What the task asks >> Write out exactly the lines from the line with "Give me the" through the line with "const PX_PER_UNIT = PLOT_H / Y_MAX;", both ends included, and no other line.

Recorded information >>
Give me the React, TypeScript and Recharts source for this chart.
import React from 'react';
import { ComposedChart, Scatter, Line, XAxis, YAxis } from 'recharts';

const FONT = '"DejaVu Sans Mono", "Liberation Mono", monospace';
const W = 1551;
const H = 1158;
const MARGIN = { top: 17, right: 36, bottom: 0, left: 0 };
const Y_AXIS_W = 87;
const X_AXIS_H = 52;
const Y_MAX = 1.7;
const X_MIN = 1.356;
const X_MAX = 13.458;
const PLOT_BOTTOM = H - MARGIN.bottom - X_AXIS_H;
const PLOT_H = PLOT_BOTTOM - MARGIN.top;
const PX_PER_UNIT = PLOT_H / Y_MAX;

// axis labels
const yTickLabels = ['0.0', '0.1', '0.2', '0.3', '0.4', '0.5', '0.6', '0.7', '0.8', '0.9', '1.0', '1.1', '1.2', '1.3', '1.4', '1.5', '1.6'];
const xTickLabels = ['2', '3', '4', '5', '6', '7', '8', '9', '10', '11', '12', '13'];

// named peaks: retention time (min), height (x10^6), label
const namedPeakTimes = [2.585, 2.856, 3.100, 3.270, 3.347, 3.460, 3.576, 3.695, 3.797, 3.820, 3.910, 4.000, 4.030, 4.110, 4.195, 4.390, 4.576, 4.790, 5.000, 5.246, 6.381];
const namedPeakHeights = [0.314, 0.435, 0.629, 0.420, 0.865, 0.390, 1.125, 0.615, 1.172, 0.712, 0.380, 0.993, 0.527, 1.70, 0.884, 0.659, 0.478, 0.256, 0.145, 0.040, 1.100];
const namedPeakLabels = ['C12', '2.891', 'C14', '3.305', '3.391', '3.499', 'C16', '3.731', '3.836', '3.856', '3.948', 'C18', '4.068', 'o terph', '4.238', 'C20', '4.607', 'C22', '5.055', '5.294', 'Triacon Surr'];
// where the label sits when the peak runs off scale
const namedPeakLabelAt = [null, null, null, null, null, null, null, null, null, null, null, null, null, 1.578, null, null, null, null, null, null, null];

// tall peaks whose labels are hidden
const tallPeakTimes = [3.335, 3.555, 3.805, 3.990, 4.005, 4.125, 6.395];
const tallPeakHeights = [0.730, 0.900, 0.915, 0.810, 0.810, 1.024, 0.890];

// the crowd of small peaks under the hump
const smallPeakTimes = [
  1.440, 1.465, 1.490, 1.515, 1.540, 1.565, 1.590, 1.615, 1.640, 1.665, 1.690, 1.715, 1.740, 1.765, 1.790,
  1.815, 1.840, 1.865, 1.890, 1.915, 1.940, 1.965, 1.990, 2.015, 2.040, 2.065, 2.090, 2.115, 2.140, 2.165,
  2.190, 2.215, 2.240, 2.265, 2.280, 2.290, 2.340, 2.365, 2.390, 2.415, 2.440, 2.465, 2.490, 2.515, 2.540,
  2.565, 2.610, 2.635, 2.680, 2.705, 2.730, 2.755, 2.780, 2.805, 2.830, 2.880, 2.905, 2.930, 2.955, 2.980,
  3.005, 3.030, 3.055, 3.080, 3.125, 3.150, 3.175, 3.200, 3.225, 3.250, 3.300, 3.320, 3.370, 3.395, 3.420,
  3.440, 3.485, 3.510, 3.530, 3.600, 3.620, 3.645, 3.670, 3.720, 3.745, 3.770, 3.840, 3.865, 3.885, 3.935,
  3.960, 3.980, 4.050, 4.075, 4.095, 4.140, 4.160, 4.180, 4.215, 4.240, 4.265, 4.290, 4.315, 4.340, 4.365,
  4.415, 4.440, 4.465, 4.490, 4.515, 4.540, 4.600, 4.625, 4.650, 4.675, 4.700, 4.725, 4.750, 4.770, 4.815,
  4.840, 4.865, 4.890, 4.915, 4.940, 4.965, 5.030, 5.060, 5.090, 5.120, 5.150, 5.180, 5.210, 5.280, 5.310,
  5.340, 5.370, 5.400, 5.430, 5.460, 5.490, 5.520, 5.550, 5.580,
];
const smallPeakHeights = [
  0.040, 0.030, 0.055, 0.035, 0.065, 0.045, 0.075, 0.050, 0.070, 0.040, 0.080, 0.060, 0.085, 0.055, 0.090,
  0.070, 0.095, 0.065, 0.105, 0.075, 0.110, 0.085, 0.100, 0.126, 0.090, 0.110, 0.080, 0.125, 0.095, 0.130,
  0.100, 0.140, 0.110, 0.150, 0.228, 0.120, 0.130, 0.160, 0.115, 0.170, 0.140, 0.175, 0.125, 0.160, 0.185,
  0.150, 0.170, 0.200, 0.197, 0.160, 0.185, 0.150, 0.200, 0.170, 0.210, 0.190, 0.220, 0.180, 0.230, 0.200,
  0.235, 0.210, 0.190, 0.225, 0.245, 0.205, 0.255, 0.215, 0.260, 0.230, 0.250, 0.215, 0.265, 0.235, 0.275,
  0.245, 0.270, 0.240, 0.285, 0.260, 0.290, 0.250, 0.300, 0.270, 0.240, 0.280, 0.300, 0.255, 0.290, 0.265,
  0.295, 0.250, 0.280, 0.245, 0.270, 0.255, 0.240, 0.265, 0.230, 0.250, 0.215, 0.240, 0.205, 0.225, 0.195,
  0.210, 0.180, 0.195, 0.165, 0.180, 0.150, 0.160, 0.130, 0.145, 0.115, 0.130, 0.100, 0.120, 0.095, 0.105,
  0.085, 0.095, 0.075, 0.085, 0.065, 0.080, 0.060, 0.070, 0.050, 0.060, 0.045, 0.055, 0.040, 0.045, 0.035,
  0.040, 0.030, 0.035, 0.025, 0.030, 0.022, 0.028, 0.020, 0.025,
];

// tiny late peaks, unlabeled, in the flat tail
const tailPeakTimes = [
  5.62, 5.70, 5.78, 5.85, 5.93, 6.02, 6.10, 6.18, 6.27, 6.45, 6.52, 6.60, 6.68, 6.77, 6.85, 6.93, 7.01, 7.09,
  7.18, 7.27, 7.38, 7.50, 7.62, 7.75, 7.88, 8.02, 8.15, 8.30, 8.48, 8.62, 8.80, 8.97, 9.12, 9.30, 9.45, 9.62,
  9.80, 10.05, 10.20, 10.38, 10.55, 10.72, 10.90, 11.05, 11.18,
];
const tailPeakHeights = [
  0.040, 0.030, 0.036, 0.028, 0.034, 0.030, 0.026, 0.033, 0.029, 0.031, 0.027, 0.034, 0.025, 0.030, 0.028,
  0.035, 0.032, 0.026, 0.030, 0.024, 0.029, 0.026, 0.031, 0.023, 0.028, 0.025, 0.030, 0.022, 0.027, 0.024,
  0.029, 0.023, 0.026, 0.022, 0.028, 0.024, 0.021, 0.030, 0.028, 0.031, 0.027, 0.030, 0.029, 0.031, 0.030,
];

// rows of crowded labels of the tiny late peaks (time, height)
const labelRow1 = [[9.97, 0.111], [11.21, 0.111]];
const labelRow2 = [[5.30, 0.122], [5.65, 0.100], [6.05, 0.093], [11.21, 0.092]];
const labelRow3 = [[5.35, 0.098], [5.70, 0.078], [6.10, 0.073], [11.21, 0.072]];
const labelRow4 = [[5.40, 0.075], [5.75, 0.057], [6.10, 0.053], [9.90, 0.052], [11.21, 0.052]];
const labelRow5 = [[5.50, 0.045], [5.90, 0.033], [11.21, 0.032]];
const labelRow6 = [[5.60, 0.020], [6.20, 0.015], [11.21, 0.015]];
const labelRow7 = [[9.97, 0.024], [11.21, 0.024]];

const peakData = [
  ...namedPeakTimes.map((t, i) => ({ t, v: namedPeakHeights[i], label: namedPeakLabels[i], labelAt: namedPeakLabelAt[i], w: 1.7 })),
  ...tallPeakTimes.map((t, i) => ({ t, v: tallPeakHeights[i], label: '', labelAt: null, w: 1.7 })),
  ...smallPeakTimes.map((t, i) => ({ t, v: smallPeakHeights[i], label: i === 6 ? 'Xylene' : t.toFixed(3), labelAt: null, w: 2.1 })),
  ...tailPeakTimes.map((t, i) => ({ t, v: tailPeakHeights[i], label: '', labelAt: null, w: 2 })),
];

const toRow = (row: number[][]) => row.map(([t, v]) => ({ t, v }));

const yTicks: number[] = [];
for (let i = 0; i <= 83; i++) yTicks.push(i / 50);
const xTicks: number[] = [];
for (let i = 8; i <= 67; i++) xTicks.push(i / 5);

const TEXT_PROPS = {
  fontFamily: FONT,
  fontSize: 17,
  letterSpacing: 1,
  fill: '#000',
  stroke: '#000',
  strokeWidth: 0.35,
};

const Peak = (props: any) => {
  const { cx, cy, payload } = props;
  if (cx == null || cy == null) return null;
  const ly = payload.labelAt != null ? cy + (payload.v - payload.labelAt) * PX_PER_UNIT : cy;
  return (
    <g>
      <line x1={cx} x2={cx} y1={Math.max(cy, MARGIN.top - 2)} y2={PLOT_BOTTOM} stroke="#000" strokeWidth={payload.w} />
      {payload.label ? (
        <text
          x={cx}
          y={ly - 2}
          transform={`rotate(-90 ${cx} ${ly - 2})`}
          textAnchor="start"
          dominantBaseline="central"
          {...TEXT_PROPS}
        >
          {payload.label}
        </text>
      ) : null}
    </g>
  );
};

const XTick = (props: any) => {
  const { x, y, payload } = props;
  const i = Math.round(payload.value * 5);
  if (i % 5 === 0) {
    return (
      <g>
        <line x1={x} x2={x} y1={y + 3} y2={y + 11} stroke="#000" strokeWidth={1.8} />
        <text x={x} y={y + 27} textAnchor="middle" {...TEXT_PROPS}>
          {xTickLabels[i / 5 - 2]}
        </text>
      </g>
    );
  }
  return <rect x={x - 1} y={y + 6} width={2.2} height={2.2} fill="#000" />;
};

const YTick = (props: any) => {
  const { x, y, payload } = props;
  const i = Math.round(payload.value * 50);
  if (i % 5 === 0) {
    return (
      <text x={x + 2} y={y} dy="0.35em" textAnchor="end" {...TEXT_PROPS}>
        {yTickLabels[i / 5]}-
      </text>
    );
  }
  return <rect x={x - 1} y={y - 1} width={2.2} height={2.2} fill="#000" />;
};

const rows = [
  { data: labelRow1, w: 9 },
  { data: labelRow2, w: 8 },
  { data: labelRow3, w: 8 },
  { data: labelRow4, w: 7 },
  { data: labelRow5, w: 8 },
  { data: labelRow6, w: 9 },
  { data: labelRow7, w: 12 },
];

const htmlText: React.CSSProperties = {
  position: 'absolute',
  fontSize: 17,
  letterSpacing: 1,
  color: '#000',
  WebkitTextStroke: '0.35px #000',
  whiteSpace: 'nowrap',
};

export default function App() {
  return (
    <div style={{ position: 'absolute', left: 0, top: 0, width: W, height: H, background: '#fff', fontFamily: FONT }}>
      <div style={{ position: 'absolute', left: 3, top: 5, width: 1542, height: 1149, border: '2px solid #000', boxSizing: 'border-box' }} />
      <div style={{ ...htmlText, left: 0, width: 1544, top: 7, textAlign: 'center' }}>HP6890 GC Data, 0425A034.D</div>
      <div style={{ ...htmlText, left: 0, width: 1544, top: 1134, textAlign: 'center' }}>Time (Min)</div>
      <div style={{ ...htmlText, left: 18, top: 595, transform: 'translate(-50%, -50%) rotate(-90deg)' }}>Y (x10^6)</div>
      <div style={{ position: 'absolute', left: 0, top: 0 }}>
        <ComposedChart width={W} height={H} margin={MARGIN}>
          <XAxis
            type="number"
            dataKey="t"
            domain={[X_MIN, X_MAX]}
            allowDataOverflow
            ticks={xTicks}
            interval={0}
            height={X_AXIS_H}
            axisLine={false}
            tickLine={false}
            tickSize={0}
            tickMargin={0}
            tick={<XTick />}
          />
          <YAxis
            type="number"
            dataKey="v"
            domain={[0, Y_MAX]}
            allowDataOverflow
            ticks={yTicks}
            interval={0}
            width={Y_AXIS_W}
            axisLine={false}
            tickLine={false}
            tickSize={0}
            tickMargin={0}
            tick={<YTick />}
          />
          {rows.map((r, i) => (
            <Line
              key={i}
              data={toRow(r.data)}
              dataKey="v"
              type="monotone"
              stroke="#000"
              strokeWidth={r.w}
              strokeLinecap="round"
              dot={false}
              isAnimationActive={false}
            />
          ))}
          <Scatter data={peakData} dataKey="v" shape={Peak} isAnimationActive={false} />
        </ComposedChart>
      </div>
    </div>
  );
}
...
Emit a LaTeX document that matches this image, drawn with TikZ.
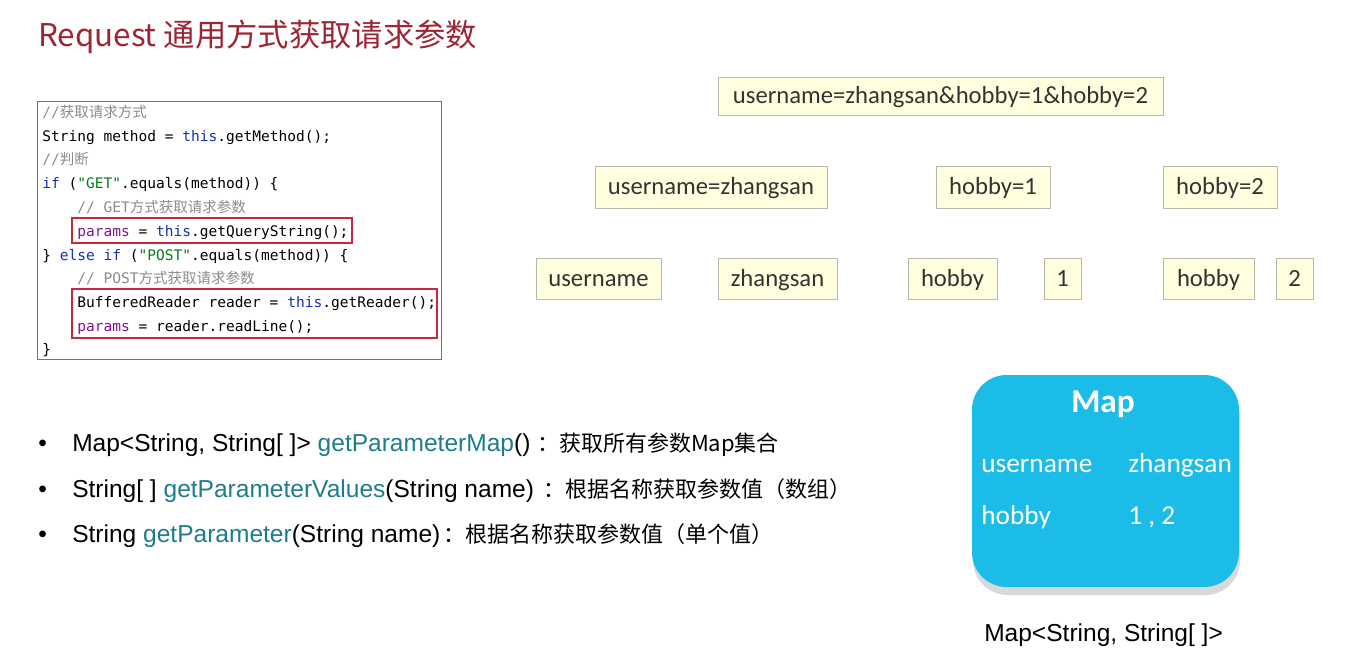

The solution >>
Give me the React, TypeScript and Recharts source for this chart.
import React from 'react';
import { ComposedChart, Scatter, Line, XAxis, YAxis } from 'recharts';

const FONT = '"DejaVu Sans Mono", "Liberation Mono", monospace';
const W = 1551;
const H = 1158;
const MARGIN = { top: 17, right: 36, bottom: 0, left: 0 };
const Y_AXIS_W = 87;
const X_AXIS_H = 52;
const Y_MAX = 1.7;
const X_MIN = 1.356;
const X_MAX = 13.458;
const PLOT_BOTTOM = H - MARGIN.bottom - X_AXIS_H;
const PLOT_H = PLOT_BOTTOM - MARGIN.top;
const PX_PER_UNIT = PLOT_H / Y_MAX;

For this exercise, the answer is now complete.